[Records for the exercise]:
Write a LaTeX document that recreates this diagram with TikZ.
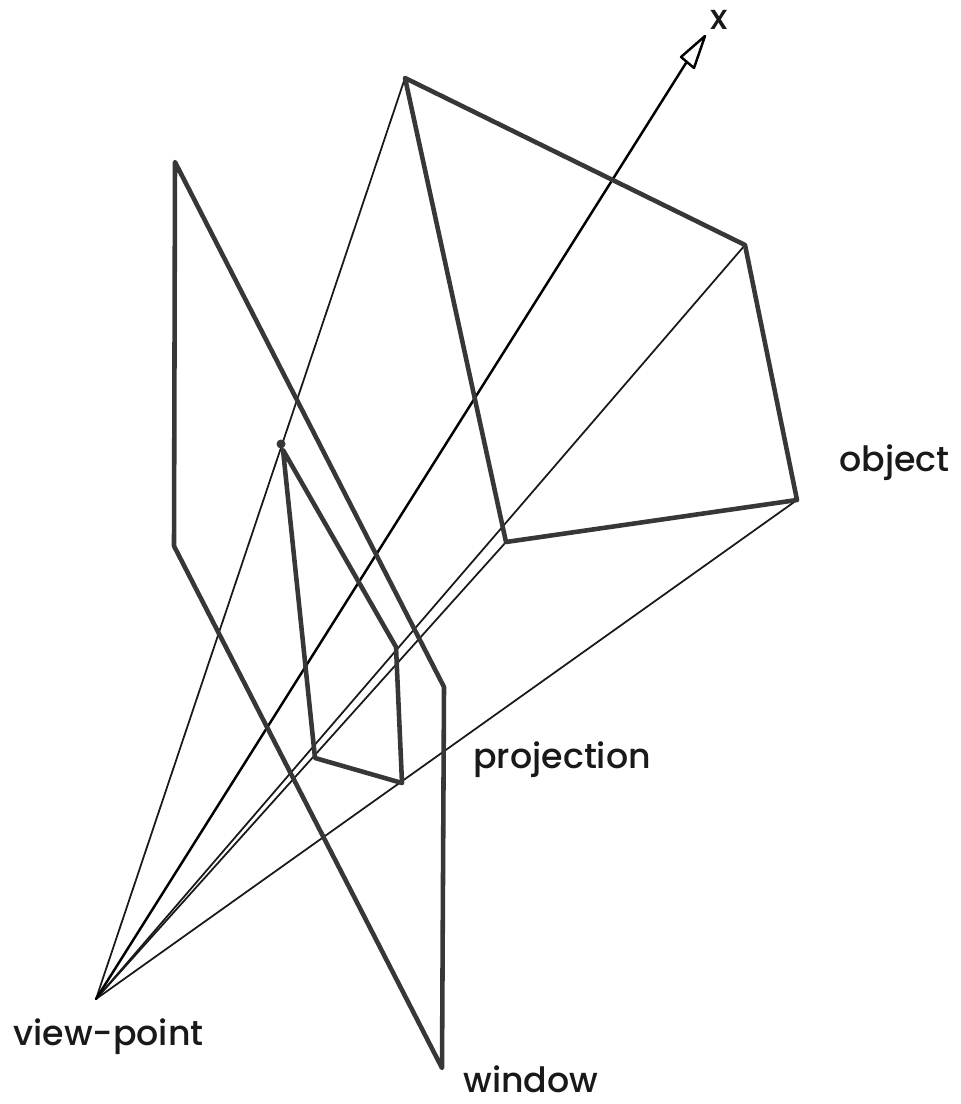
\documentclass[tikz,border=0pt]{standalone}
\usepackage{fontspec}
\setmainfont{Poppins}[UprightFont=* Medium]
\usetikzlibrary{positioning}

\begin{document}
\begin{tikzpicture}[x=0.02cm, y=-0.02cm, line cap=round, line join=round]

		% Farben definieren
		\definecolor{edgegray}{RGB}{55,55,55}
		\definecolor{raygray}{RGB}{25,25,25}

		\tikzset{
			edge/.style={draw=edgegray, line width=2.6pt},
			ray/.style={draw=raygray, line width=1pt},
			axisline/.style={draw=black, line width=1.4pt},
			caption/.style={font=\fontsize{19.8}{22}\selectfont, text=black!90, inner sep=0pt, anchor=base west}
		}

		\useasboundingbox (0,0) rectangle (960,1104);

		% --- Punkte ---
		\coordinate (vp) at (96,999);
		\coordinate (w1) at (175,162);
		\coordinate (w2) at (444,687);
		\coordinate (w3) at (442,1068);
		\coordinate (w4) at (174,546);
		\coordinate (o1) at (405,78);
		\coordinate (o2) at (745,245);
		\coordinate (o3) at (797,500);
		\coordinate (o4) at (506,542);
		\coordinate (p0) at (281,444);
		\coordinate (p1) at (283,450);
		\coordinate (p2) at (396,647);
		\coordinate (p3) at (402,783);
		\coordinate (p4) at (315,758);
		\coordinate (xbase) at (686,63);
		\coordinate (xtip) at (705,36);
		\coordinate (xleft) at (681,57);
		\coordinate (xright) at (694,68);

		% Strahlen
		\draw[ray] (vp) -- (o1);
		\draw[ray] (vp) -- (o4);
		\draw[ray] (vp) -- (o2);
		\draw[ray] (vp) -- (o3);
		\fill[edgegray] (p0) circle (4.5);

		% Achse
		\draw[axisline] (vp) -- (xbase);
		\draw[axisline] (xleft) -- (xtip) -- (xright) -- cycle;

		% Flaechen
		\draw[edge] (w1) -- (w2) -- (w3) -- (w4) -- cycle;
		\draw[edge] (o1) -- (o2) -- (o3) -- (o4) -- cycle;
		\draw[edge] (p1) -- (p2) -- (p3) -- (p4) -- cycle;

		% Beschriftung
		\node[caption] (xlabel) at (710,30) {x};
		\node[caption] (objectlabel) at (839,471) {object};
		\node[caption] (projectionlabel) at (473,768) {projection};
		\node[caption] (viewlabel) at (13,1045) {view-point};
		\node[caption] (windowlabel) at (463,1092) {window};

	\end{tikzpicture}
\end{document}
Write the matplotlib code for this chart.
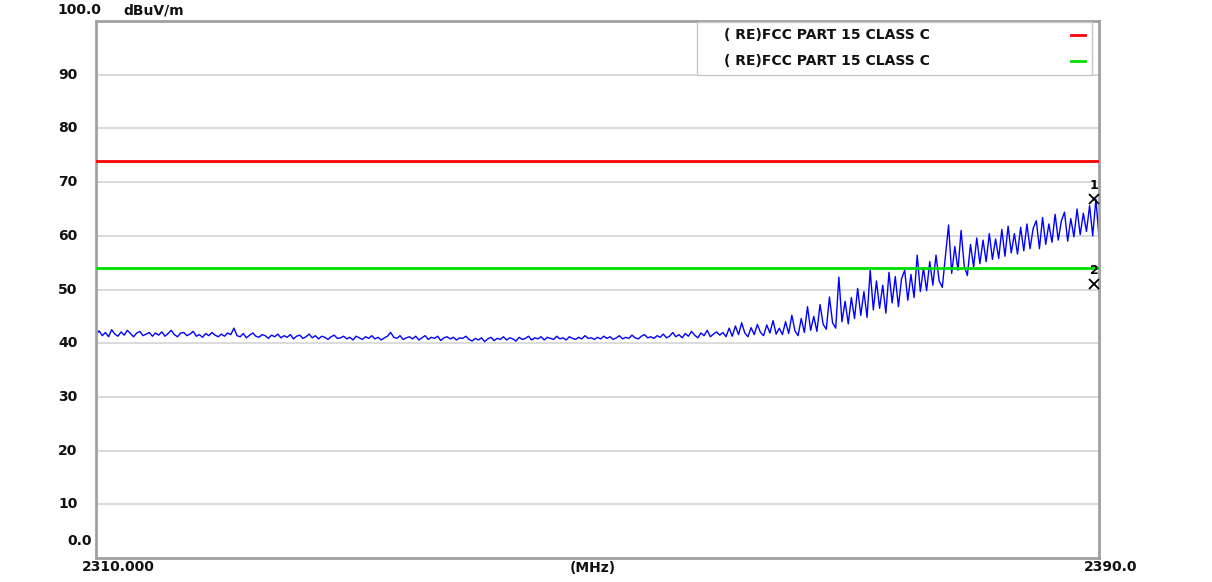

[Task statement]:
From the data above, write out everything exactly except the pictures.

[Written solution]:
Write a LaTeX document that recreates this diagram with TikZ.
\documentclass[tikz,border=0pt]{standalone}
\usepackage{fontspec}
\setmainfont{Poppins}[UprightFont=* Medium]
\usetikzlibrary{positioning}

\begin{document}
\begin{tikzpicture}[x=0.02cm, y=-0.02cm, line cap=round, line join=round]

		% Farben definieren
		\definecolor{edgegray}{RGB}{55,55,55}
		\definecolor{raygray}{RGB}{25,25,25}

		\tikzset{
			edge/.style={draw=edgegray, line width=2.6pt},
			ray/.style={draw=raygray, line width=1pt},
			axisline/.style={draw=black, line width=1.4pt},
			caption/.style={font=\fontsize{19.8}{22}\selectfont, text=black!90, inner sep=0pt, anchor=base west}
		}

		\useasboundingbox (0,0) rectangle (960,1104);

		% --- Punkte ---
		\coordinate (vp) at (96,999);
		\coordinate (w1) at (175,162);
		\coordinate (w2) at (444,687);
		\coordinate (w3) at (442,1068);
		\coordinate (w4) at (174,546);
		\coordinate (o1) at (405,78);
		\coordinate (o2) at (745,245);
		\coordinate (o3) at (797,500);
		\coordinate (o4) at (506,542);
		\coordinate (p0) at (281,444);
		\coordinate (p1) at (283,450);
		\coordinate (p2) at (396,647);
		\coordinate (p3) at (402,783);
		\coordinate (p4) at (315,758);
		\coordinate (xbase) at (686,63);
		\coordinate (xtip) at (705,36);
		\coordinate (xleft) at (681,57);
		\coordinate (xright) at (694,68);

		% Strahlen
		\draw[ray] (vp) -- (o1);
		\draw[ray] (vp) -- (o4);
		\draw[ray] (vp) -- (o2);
		\draw[ray] (vp) -- (o3);
		\fill[edgegray] (p0) circle (4.5);

		% Achse
		\draw[axisline] (vp) -- (xbase);
		\draw[axisline] (xleft) -- (xtip) -- (xright) -- cycle;

		% Flaechen
		\draw[edge] (w1) -- (w2) -- (w3) -- (w4) -- cycle;
		\draw[edge] (o1) -- (o2) -- (o3) -- (o4) -- cycle;
		\draw[edge] (p1) -- (p2) -- (p3) -- (p4) -- cycle;

		% Beschriftung
		\node[caption] (xlabel) at (710,30) {x};
		\node[caption] (objectlabel) at (839,471) {object};
		\node[caption] (projectionlabel) at (473,768) {projection};
		\node[caption] (viewlabel) at (13,1045) {view-point};
		\node[caption] (windowlabel) at (463,1092) {window};

	\end{tikzpicture}
\end{document}
Write the matplotlib code for this chart.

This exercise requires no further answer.